Armenia continues to place “some” legal restrictions on religious freedom amid persisting hostile societal attitudes towards religious minorities, according to the U.S. State Department.
In its annual report on religious freedom around the world released this week, the department made clear at the same time that the Armenian government “generally did not enforce” those restrictions over the past year. “Most registered religious groups reported no significant legal impediments to their activities during the reporting period,” it said.
The report reveals that 35 male members of the Jehovah’s Witnesses religious group were sentenced to between 24 and 30 months in prison for evasion of military or alternative service. “According to Jehovah's Witnesses leaders in Yerevan, as of June 1, 2010, 76 of their members remained in prison for refusing to perform military service or alternative labor service on conscientious and religious grounds,” it says.
The U.S.-based group has long been at loggerheads with the Armenian authorities over its strong opposition to compulsory military service. Jehovah’s Witnesses refuse alternative service, introduced in 2004, as well on the grounds that it is overseen by the Armenian military.
The State Department also pointed to the privileged status of the Armenian Apostolic Church, which was reinforced by one of the amendments to Armenia’s constitution enacted in 2005. The amendment recognizes the ancient church’s “exclusive mission” in the country’s spiritual and cultural life.
Citing the constitutional reform, the authorities in Yerevan drafted in early 2009 controversial amendments to an Armenian law on religion that would make it a crime for non-traditional religious groups to proselytize on adherents of the Apostolic Church.
The practice is defined as “soul hunting,” a term frequently used by the church clergy. It applies to the use of “physical, moral or psychological pressure” as well as “material incentives” in the dissemination of religious propaganda. Minority religious groups would also be banned from spreading “distrust” in other faiths and engaging in house-to-house preaching.
The passage of the draft amendments was put on hold earlier this year after strong criticism voiced by the Council of Europe and the Organization for Security and Cooperation in Europe. Armenian religious minorities and human rights groups have also expressed serious concern over the bill.
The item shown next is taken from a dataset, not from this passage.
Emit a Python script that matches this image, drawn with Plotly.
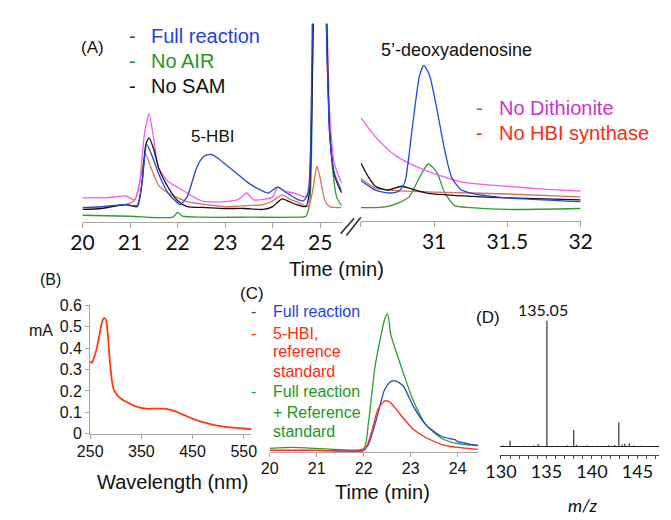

Stepan Danielian, a human rights expert specializing in religious freedom, described on Friday “soul hunting” as a “medieval term” that runs counter to the Armenian constitution. “Any religious organization could fall under this term,” he told RFE/RL’s Armenian service. “What is more, as a result of that article, scientific and other books could be banned in Armenia.”
“We have monopolies in the economy and other spheres, and the Armenian Apostolic Church today wants to have a monopoly on religion,” he charged.
According to Rev. Rafael Grigorian of the Armenian Evangelical Church, threats to religious freedom largely come in the form of verbal attacks by some Apostolic Church priests as well as non-governmental groups and media hostile to religious minorities. “They talk a lot about national unity, but in fact they themselves split up the nation with their behavior which we witness almost every day,” he said.
Danielian likewise accused Armenian media of promoting religious intolerance. “Television and some newspapers are pursuing a systematic policy of propagating religious hatred and discrimination in Armenia,” he said.
“There is no such thing in Armenia. The Armenian people are very tolerant,” countered Rafik Petrosian, the deputy chairman of the parliament committee on human rights.
A high-ranking representative of the Apostolic Church’s Mother See in Echmiadzin also denied any restrictions on Armenians’ constitutionally guaranteed freedom of conscience. “In my view, there is quite a high degree of religious freedoms in Armenia,” Bishop Arshak Khachatrian said in a recent interview with RFE/RL.
Khachatrian was also highly critical of the religious “sects.” “In essence, their activities in Armenia are nothing but a denial of the creed of the Armenian Apostolic Saint Church, which is considered the national religion of the Armenian people,” he said.
The State Department report suggests that many Armenians agree with such claims because “the link between Armenian ethnicity and the Armenian Church is strong.” “According to some observers, the general population expressed negative attitudes about all minority religious groups,” it says.
This assertion was borne out by a random street poll of Yerevan residents conducted by RFE/RL. One man summed up their dominant attitude when he said, “It is only right to consider [religious minorities] very dangerous because we are a small nation. You must not split a small nation.”